'''

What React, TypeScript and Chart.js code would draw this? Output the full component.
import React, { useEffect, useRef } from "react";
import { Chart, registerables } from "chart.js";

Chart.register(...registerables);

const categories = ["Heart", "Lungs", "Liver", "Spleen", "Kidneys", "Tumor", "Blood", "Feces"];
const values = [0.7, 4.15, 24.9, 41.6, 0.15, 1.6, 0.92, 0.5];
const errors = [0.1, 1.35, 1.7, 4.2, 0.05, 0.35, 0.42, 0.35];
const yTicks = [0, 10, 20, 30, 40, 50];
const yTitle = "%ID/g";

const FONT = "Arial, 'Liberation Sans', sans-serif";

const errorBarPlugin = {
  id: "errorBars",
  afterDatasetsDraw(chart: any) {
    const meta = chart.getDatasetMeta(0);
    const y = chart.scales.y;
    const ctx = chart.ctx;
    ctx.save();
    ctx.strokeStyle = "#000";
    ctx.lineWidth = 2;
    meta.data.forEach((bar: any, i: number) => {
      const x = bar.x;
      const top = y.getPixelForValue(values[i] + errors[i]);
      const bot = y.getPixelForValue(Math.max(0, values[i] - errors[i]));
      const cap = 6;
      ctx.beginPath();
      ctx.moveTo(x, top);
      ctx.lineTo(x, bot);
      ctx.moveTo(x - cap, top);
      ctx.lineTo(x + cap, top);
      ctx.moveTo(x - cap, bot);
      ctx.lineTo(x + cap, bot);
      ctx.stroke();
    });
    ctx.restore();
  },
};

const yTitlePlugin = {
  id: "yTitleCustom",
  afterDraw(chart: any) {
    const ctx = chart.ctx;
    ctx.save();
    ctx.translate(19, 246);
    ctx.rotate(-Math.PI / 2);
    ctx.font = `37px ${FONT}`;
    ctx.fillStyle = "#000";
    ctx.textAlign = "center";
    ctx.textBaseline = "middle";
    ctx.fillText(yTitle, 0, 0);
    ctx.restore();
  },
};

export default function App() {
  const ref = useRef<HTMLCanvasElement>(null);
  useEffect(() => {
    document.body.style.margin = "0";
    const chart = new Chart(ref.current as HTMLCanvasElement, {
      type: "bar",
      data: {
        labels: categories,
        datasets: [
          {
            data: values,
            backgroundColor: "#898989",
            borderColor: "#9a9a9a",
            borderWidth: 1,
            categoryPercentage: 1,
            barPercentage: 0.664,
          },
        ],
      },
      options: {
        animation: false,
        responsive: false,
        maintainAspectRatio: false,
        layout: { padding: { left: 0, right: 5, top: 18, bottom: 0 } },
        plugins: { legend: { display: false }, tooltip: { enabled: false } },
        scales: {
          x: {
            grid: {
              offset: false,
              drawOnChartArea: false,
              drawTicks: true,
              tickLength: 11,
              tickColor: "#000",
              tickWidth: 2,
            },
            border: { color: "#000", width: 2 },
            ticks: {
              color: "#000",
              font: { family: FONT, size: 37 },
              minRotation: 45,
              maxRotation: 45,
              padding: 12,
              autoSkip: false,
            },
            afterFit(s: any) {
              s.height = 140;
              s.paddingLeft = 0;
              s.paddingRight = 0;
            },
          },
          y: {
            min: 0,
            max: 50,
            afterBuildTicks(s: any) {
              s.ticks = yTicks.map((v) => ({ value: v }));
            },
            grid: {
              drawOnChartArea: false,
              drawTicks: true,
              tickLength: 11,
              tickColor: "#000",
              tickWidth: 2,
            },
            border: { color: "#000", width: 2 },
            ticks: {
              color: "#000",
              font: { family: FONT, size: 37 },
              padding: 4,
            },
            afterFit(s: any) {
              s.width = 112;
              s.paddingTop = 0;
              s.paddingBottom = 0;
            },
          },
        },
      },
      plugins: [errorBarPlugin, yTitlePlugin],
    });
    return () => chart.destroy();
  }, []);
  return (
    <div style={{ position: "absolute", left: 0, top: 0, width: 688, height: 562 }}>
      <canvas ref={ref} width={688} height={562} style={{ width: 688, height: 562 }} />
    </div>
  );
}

'''

# WRITTEN INSTRUCTION
Set out the complete listing exactly as shown.

# ANSWER IN FULL
What React, TypeScript and Chart.js code would draw this? Output the full component.
import React, { useEffect, useRef } from "react";
import { Chart, registerables } from "chart.js";

Chart.register(...registerables);

const categories = ["Heart", "Lungs", "Liver", "Spleen", "Kidneys", "Tumor", "Blood", "Feces"];
const values = [0.7, 4.15, 24.9, 41.6, 0.15, 1.6, 0.92, 0.5];
const errors = [0.1, 1.35, 1.7, 4.2, 0.05, 0.35, 0.42, 0.35];
const yTicks = [0, 10, 20, 30, 40, 50];
const yTitle = "%ID/g";

const FONT = "Arial, 'Liberation Sans', sans-serif";

const errorBarPlugin = {
  id: "errorBars",
  afterDatasetsDraw(chart: any) {
    const meta = chart.getDatasetMeta(0);
    const y = chart.scales.y;
    const ctx = chart.ctx;
    ctx.save();
    ctx.strokeStyle = "#000";
    ctx.lineWidth = 2;
    meta.data.forEach((bar: any, i: number) => {
      const x = bar.x;
      const top = y.getPixelForValue(values[i] + errors[i]);
      const bot = y.getPixelForValue(Math.max(0, values[i] - errors[i]));
      const cap = 6;
      ctx.beginPath();
      ctx.moveTo(x, top);
      ctx.lineTo(x, bot);
      ctx.moveTo(x - cap, top);
      ctx.lineTo(x + cap, top);
      ctx.moveTo(x - cap, bot);
      ctx.lineTo(x + cap, bot);
      ctx.stroke();
    });
    ctx.restore();
  },
};

const yTitlePlugin = {
  id: "yTitleCustom",
  afterDraw(chart: any) {
    const ctx = chart.ctx;
    ctx.save();
    ctx.translate(19, 246);
    ctx.rotate(-Math.PI / 2);
    ctx.font = `37px ${FONT}`;
    ctx.fillStyle = "#000";
    ctx.textAlign = "center";
    ctx.textBaseline = "middle";
    ctx.fillText(yTitle, 0, 0);
    ctx.restore();
  },
};

export default function App() {
  const ref = useRef<HTMLCanvasElement>(null);
  useEffect(() => {
    document.body.style.margin = "0";
    const chart = new Chart(ref.current as HTMLCanvasElement, {
      type: "bar",
      data: {
        labels: categories,
        datasets: [
          {
            data: values,
            backgroundColor: "#898989",
            borderColor: "#9a9a9a",
            borderWidth: 1,
            categoryPercentage: 1,
            barPercentage: 0.664,
          },
        ],
      },
      options: {
        animation: false,
        responsive: false,
        maintainAspectRatio: false,
        layout: { padding: { left: 0, right: 5, top: 18, bottom: 0 } },
        plugins: { legend: { display: false }, tooltip: { enabled: false } },
        scales: {
          x: {
            grid: {
              offset: false,
              drawOnChartArea: false,
              drawTicks: true,
              tickLength: 11,
              tickColor: "#000",
              tickWidth: 2,
            },
            border: { color: "#000", width: 2 },
            ticks: {
              color: "#000",
              font: { family: FONT, size: 37 },
              minRotation: 45,
              maxRotation: 45,
              padding: 12,
              autoSkip: false,
            },
            afterFit(s: any) {
              s.height = 140;
              s.paddingLeft = 0;
              s.paddingRight = 0;
            },
          },
          y: {
            min: 0,
            max: 50,
            afterBuildTicks(s: any) {
              s.ticks = yTicks.map((v) => ({ value: v }));
            },
            grid: {
              drawOnChartArea: false,
              drawTicks: true,
              tickLength: 11,
              tickColor: "#000",
              tickWidth: 2,
            },
            border: { color: "#000", width: 2 },
            ticks: {
              color: "#000",
              font: { family: FONT, size: 37 },
              padding: 4,
            },
            afterFit(s: any) {
              s.width = 112;
              s.paddingTop = 0;
              s.paddingBottom = 0;
            },
          },
        },
      },
      plugins: [errorBarPlugin, yTitlePlugin],
    });
    return () => chart.destroy();
  }, []);
  return (
    <div style={{ position: "absolute", left: 0, top: 0, width: 688, height: 562 }}>
      <canvas ref={ref} width={688} height={562} style={{ width: 688, height: 562 }} />
    </div>
  );
}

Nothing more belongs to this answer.